When something--like the DEQ website--excites Treacy, you can still see the baby-faced youth who came to Tech from Huntington, W.Va., 25 years ago. "It's really cool," he says. "See the way the river flows in our logo." Last summer he hired a 16-year-old with Internet savvy to jazz up the site--now it pulses and flows.
Treacy is somewhat less excited about the milk snake he is handed while representing the agency at the Virginia State Fair--all part of a typical day that includes dedicating a Water Wizard educational van, chatting with 4-H youngsters, and examining a remote control deer at the Natural Resources' exhibit at the fair.

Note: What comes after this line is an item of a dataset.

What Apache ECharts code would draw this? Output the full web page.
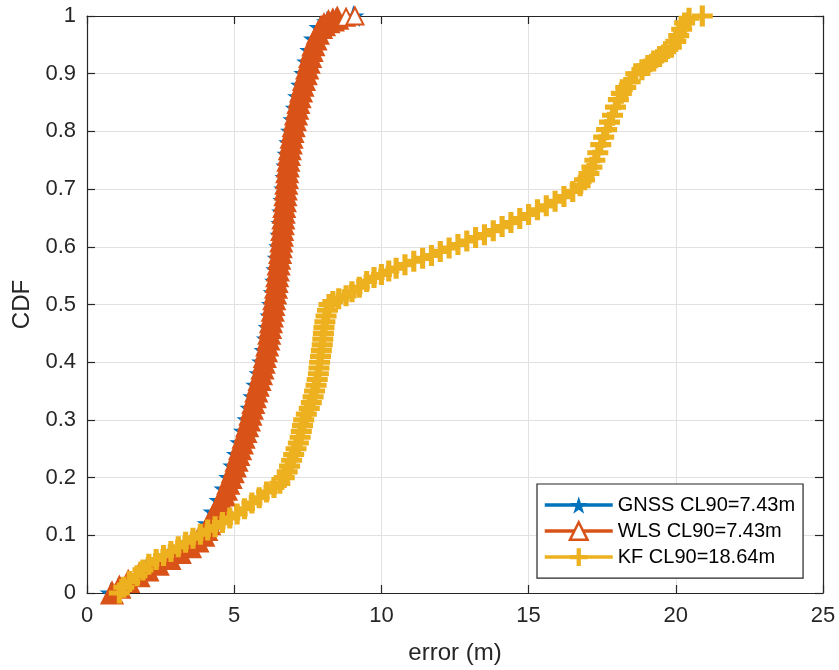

Much of the day, however, is spent in more formal meetings. On a hot September afternoon, he's huddled within a cooling circle of fans with members of the litter-prevention staff as they give him a synopsis of the agency's litter-prevention and recycling activities for the past 30 years.
Treacy has a comfortable presence, relaxed, yet extremely attentive. Occasionally, he interjects with a big-picture question, such as "So who's the thinker here now?" and "What's the measure of success?"
At 4 p.m., as he moves to his next meeting, Treacy casually observes that he hasn't had lunch yet, and that he probably won't for another five or six hours, until he goes home and finds leftover dinner in the oven. "That's how it usually goes around here," he sighs.
When Treacy first began co-oping at the Water Control Board, his experience was less hectic. He'd fish for bass in the James every afternoon after work. But fishing wasn't all he did, and his Tech Cooperative Education counselor, Tommy Tate, was impressed enough to predict: "You're going to do great things, Mr. Treacy."
"In those days," Treacy says, "everyone used to envy me for working at the Water Control Board. That's my goal for the agency now. I want employees to be able to go to parties and be proud of what they do. In the past years--and I've been in this situation myself--people have believed they needed to apologize for working here."
Treacy lives with his wife, Donna, and two children, Matt, 12, and Sarah, 7, on a 17-acre farm in Hanover County, where they are raising eight chickens, three rabbits, and an emu.